On 07/07/2012 05:08, Tyson Whitehead wrote:

> PS:  To be fully precise, the modified layout decoder in 9.3 would be
>
>    L (<n>:ts)     i (m:ms) = ; : (L ts n (m:ms))   if m = n
>                            = } : (L (<n>:ts) n ms) if n < m
>    L (<n>:ts)     i ms     = L ts n ms
>    L ({n}:<n>:ts) i ms     = { : (L ts n (n:ms))   if n > i (new rule)
>    L ({n}:ts)     i (m:ms) = { : (L ts i (n:m:ms)) if n > m  (Note 1)
>    L ({n}:ts)     i []     = { : (L ts i [n])      if n > 0  (Note 1)
>    L ({n}:ts)     i ms     = { : } : (L (<n>:ts) i ms)       (Note 2)
>    L (}:ts)       i (0:ms) = } : (L ts i ms)                 (Note 3)

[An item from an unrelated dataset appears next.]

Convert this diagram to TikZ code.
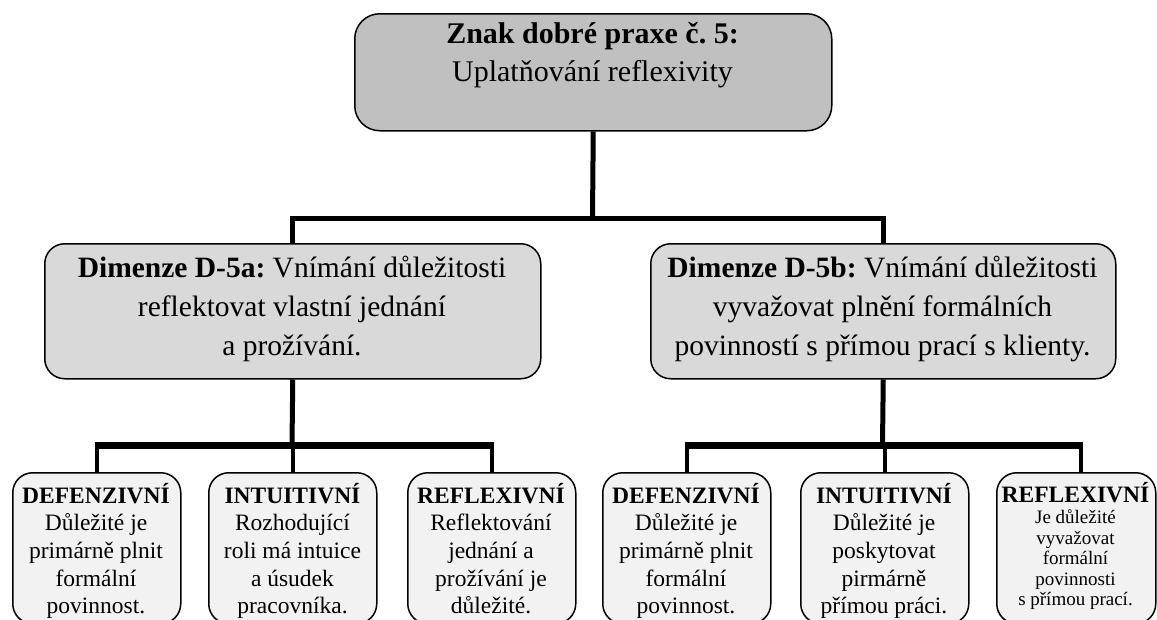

>    L (}:ts)       i ms     = parse-error                     (Note 3)
>    L ({:ts)       i ms     = { : (L ts i (0:ms))             (Note 4)
>    L (t:ts)       i (m:ms) = } : (L (t:ts) i ms)   if m /= 0 and parse-error(t)
> (Note 5)
>    L (t:ts)       i ms     = t : (L ts i ms)

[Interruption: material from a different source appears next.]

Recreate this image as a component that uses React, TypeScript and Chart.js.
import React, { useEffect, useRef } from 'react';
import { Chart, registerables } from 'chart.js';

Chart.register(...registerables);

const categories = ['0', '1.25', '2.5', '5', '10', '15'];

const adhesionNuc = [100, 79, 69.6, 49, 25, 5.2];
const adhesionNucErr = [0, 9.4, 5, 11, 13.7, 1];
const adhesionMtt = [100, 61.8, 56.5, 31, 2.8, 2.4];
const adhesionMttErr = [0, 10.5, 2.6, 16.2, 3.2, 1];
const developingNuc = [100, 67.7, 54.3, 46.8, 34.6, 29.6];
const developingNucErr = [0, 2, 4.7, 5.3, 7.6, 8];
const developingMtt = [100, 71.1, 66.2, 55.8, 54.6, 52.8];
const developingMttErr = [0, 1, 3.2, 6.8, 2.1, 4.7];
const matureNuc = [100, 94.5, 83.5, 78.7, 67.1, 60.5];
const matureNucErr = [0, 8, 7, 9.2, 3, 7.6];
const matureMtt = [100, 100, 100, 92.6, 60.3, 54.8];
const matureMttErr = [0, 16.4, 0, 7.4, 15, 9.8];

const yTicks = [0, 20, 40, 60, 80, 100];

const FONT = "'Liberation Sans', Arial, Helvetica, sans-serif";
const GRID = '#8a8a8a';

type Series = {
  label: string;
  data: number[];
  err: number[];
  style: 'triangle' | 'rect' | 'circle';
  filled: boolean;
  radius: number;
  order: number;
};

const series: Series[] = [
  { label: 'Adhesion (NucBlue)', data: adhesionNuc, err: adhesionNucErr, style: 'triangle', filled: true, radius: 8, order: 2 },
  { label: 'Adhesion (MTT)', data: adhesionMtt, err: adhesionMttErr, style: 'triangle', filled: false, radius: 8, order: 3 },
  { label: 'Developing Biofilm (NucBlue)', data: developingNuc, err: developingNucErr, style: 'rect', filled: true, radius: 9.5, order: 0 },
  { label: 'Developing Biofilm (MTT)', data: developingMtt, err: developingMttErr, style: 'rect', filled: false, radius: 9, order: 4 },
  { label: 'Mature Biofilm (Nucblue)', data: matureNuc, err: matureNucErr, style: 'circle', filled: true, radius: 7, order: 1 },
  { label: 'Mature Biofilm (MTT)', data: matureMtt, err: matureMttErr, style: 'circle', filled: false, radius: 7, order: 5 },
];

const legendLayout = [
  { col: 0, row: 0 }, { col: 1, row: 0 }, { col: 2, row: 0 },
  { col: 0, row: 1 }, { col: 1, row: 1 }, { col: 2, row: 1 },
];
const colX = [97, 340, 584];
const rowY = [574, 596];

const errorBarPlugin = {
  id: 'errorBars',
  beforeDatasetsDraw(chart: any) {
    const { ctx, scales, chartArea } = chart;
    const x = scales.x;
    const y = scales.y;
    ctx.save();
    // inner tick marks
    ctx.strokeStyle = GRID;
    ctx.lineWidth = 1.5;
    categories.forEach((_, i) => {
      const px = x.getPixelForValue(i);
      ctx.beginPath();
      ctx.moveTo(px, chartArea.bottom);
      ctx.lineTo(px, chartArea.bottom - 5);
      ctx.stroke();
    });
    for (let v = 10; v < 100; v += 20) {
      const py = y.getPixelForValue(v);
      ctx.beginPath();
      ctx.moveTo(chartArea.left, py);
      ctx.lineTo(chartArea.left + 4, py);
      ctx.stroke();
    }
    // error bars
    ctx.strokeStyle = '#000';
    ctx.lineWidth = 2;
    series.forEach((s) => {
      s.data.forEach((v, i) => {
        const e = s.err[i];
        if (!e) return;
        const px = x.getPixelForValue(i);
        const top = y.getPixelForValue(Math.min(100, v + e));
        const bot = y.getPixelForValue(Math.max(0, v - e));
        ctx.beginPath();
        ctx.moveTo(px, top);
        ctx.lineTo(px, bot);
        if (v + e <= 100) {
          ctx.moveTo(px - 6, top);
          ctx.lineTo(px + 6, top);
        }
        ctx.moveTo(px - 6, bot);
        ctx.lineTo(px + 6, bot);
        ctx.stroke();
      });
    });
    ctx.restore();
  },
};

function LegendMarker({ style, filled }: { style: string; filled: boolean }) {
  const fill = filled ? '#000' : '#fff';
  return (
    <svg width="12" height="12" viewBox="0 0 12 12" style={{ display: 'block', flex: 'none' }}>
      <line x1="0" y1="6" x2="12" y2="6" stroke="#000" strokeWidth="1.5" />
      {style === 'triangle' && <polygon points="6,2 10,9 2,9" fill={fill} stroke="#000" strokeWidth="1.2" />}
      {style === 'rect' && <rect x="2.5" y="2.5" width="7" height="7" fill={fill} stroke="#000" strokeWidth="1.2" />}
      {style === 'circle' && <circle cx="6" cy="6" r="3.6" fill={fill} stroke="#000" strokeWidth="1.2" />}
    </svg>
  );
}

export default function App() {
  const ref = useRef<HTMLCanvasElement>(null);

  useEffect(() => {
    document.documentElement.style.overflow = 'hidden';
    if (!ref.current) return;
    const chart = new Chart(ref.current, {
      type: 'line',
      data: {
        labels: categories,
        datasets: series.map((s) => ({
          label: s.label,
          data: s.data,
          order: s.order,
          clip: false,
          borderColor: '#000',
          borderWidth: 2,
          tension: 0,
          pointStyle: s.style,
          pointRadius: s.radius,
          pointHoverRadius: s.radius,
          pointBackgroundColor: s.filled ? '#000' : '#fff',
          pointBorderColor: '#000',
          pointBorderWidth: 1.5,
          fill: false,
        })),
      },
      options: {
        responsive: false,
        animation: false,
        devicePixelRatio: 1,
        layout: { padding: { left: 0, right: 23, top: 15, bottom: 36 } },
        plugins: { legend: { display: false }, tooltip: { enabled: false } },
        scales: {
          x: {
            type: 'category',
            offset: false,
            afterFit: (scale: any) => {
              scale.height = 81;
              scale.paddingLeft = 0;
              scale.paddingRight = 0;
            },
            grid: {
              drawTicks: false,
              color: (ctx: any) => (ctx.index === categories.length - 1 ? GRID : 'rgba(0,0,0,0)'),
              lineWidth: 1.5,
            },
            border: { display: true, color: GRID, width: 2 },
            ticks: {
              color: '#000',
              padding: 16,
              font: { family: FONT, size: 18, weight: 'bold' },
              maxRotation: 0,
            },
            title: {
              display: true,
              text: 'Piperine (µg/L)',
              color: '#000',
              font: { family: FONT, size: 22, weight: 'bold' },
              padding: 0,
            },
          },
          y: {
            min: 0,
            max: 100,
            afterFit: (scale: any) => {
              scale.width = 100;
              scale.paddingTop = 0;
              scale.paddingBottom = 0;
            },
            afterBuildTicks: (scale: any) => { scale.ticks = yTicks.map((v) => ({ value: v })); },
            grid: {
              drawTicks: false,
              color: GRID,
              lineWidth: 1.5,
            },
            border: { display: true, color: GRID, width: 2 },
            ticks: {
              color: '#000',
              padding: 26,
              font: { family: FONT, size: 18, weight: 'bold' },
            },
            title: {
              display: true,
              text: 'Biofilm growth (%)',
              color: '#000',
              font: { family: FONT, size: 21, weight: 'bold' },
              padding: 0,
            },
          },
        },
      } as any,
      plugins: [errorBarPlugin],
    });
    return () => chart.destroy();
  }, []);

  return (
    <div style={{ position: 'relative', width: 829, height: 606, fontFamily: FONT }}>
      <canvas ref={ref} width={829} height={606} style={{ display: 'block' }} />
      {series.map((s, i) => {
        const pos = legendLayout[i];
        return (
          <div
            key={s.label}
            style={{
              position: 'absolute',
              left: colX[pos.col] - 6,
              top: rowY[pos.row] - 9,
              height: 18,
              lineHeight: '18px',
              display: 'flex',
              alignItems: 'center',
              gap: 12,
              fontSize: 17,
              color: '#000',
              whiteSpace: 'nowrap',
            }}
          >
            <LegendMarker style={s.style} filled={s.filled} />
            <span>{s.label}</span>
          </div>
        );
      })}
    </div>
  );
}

>    L []           i []     = []
>    L []           i (m:ms) = } : L [] i ms         if m /= 0 (Note 6)
>
>    http://www.haskell.org/onlinereport/syntax-iso.html
>
> As before, the function 'L' maps a layout-sensitive augmented token stream to
> a non-layout-sensitive token stream, where the augmented token stream includes
> '<n>' and '{n}' to, respectively, give the indentation level of the first token
> on a new line and that following a grouping token not followed by '{'.
>
> This time though, we allow the '{n}' '<n>' sequence (before it was supressed
> to just '{n}').  We also add a new state variable 'i' to track the indentation
> of the  current line.  The new rule now opens a grouping over a newline so
> long as the indentation is greater than the current line.
>
> Upon a less indented line, it will then close all currently open groups with
> an indentation less than the new line.

It's a little hard to evaluate this without trying it for real to see 
whether it breaks any existing code.  However, unless there are very 
strong reasons to do so, I would argue against making the layout rule 
*more* complicated.  I find the current rule behaves quite intuitively, 
even though its description is hard to understand and it is virtually 
impossible to implement.

I now think '\' is too quiet to introduce a new layout context.  The 
pressing need is really for a combination of '\' and 'case', that is 
single-argument so that we don't have to write parentheses.  I think 
'\case' does the job perfectly.  If you want a multi-clause 
multi-argument function, then give it a name.